Stated problem
Transcribe the whole listing below without changing a word, but leave out every image.

Given information
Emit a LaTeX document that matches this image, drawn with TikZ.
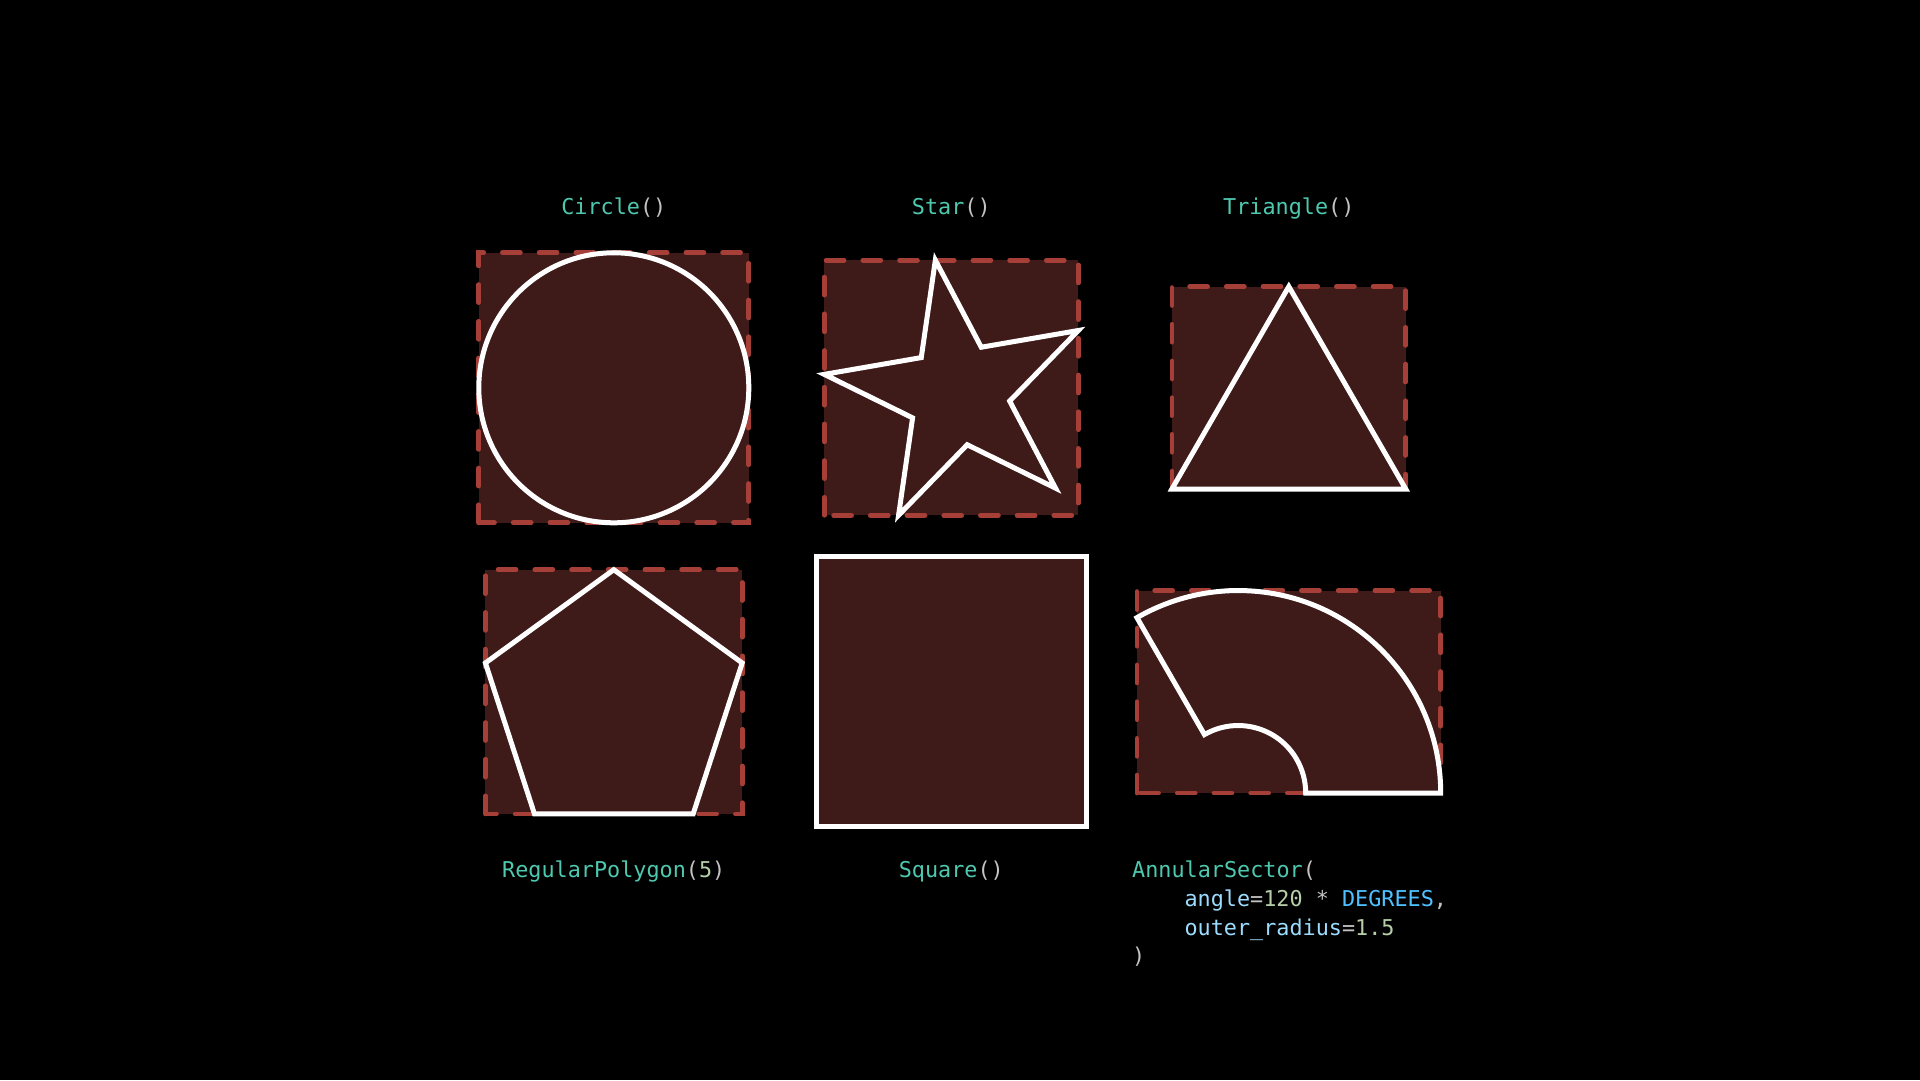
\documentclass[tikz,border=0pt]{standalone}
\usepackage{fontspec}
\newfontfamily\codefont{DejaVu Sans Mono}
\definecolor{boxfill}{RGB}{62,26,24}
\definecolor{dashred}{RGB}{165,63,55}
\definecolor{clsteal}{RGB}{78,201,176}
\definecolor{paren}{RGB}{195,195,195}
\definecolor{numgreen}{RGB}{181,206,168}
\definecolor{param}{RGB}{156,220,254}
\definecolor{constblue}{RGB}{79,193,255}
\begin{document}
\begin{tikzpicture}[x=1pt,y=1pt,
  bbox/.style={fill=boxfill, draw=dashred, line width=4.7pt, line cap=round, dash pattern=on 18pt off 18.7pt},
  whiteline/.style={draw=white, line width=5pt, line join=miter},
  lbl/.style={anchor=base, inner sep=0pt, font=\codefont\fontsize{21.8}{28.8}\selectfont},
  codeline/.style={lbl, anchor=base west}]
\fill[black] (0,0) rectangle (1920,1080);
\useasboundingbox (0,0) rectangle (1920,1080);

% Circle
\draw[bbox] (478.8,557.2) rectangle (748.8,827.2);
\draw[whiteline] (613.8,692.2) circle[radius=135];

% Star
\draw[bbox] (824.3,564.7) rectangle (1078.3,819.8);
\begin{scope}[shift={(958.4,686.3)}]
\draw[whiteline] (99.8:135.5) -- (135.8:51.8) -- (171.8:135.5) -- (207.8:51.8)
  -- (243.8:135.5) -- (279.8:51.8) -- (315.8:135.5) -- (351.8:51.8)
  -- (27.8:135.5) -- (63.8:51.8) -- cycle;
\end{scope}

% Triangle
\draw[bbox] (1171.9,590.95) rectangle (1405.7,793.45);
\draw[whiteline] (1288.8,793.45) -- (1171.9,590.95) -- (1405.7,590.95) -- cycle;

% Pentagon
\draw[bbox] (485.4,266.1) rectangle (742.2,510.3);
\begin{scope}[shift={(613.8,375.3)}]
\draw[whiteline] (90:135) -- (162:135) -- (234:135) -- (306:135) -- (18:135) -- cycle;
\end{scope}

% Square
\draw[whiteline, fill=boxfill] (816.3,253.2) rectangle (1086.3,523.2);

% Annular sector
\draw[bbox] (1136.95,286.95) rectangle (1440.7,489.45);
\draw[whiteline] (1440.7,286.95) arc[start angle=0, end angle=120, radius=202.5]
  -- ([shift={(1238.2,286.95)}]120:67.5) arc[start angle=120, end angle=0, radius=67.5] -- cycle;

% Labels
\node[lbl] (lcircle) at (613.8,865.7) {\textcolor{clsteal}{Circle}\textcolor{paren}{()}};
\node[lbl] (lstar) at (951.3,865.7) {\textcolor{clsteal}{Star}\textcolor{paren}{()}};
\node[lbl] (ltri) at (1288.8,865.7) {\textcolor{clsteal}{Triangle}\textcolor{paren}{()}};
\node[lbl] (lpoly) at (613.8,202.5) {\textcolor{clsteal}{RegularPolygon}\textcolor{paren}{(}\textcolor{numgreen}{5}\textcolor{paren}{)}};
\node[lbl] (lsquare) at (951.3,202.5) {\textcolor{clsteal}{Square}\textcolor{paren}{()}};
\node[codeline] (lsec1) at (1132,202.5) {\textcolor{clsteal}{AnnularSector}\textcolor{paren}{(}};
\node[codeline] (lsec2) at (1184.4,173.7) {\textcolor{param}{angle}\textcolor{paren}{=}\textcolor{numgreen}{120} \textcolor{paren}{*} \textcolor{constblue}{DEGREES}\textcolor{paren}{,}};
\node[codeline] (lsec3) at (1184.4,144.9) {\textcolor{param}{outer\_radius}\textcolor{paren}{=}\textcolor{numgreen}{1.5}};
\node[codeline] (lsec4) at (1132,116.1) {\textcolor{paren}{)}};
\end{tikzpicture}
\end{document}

Written answer
Emit a LaTeX document that matches this image, drawn with TikZ.
\documentclass[tikz,border=0pt]{standalone}
\usepackage{fontspec}
\newfontfamily\codefont{DejaVu Sans Mono}
\definecolor{boxfill}{RGB}{62,26,24}
\definecolor{dashred}{RGB}{165,63,55}
\definecolor{clsteal}{RGB}{78,201,176}
\definecolor{paren}{RGB}{195,195,195}
\definecolor{numgreen}{RGB}{181,206,168}
\definecolor{param}{RGB}{156,220,254}
\definecolor{constblue}{RGB}{79,193,255}
\begin{document}
\begin{tikzpicture}[x=1pt,y=1pt,
  bbox/.style={fill=boxfill, draw=dashred, line width=4.7pt, line cap=round, dash pattern=on 18pt off 18.7pt},
  whiteline/.style={draw=white, line width=5pt, line join=miter},
  lbl/.style={anchor=base, inner sep=0pt, font=\codefont\fontsize{21.8}{28.8}\selectfont},
  codeline/.style={lbl, anchor=base west}]
\fill[black] (0,0) rectangle (1920,1080);
\useasboundingbox (0,0) rectangle (1920,1080);

% Circle
\draw[bbox] (478.8,557.2) rectangle (748.8,827.2);
\draw[whiteline] (613.8,692.2) circle[radius=135];

% Star
\draw[bbox] (824.3,564.7) rectangle (1078.3,819.8);
\begin{scope}[shift={(958.4,686.3)}]
\draw[whiteline] (99.8:135.5) -- (135.8:51.8) -- (171.8:135.5) -- (207.8:51.8)
  -- (243.8:135.5) -- (279.8:51.8) -- (315.8:135.5) -- (351.8:51.8)
  -- (27.8:135.5) -- (63.8:51.8) -- cycle;
\end{scope}

% Triangle
\draw[bbox] (1171.9,590.95) rectangle (1405.7,793.45);
\draw[whiteline] (1288.8,793.45) -- (1171.9,590.95) -- (1405.7,590.95) -- cycle;

% Pentagon
\draw[bbox] (485.4,266.1) rectangle (742.2,510.3);
\begin{scope}[shift={(613.8,375.3)}]
\draw[whiteline] (90:135) -- (162:135) -- (234:135) -- (306:135) -- (18:135) -- cycle;
\end{scope}

% Square
\draw[whiteline, fill=boxfill] (816.3,253.2) rectangle (1086.3,523.2);

% Annular sector
\draw[bbox] (1136.95,286.95) rectangle (1440.7,489.45);
\draw[whiteline] (1440.7,286.95) arc[start angle=0, end angle=120, radius=202.5]
  -- ([shift={(1238.2,286.95)}]120:67.5) arc[start angle=120, end angle=0, radius=67.5] -- cycle;

% Labels
\node[lbl] (lcircle) at (613.8,865.7) {\textcolor{clsteal}{Circle}\textcolor{paren}{()}};
\node[lbl] (lstar) at (951.3,865.7) {\textcolor{clsteal}{Star}\textcolor{paren}{()}};
\node[lbl] (ltri) at (1288.8,865.7) {\textcolor{clsteal}{Triangle}\textcolor{paren}{()}};
\node[lbl] (lpoly) at (613.8,202.5) {\textcolor{clsteal}{RegularPolygon}\textcolor{paren}{(}\textcolor{numgreen}{5}\textcolor{paren}{)}};
\node[lbl] (lsquare) at (951.3,202.5) {\textcolor{clsteal}{Square}\textcolor{paren}{()}};
\node[codeline] (lsec1) at (1132,202.5) {\textcolor{clsteal}{AnnularSector}\textcolor{paren}{(}};
\node[codeline] (lsec2) at (1184.4,173.7) {\textcolor{param}{angle}\textcolor{paren}{=}\textcolor{numgreen}{120} \textcolor{paren}{*} \textcolor{constblue}{DEGREES}\textcolor{paren}{,}};
\node[codeline] (lsec3) at (1184.4,144.9) {\textcolor{param}{outer\_radius}\textcolor{paren}{=}\textcolor{numgreen}{1.5}};
\node[codeline] (lsec4) at (1132,116.1) {\textcolor{paren}{)}};
\end{tikzpicture}
\end{document}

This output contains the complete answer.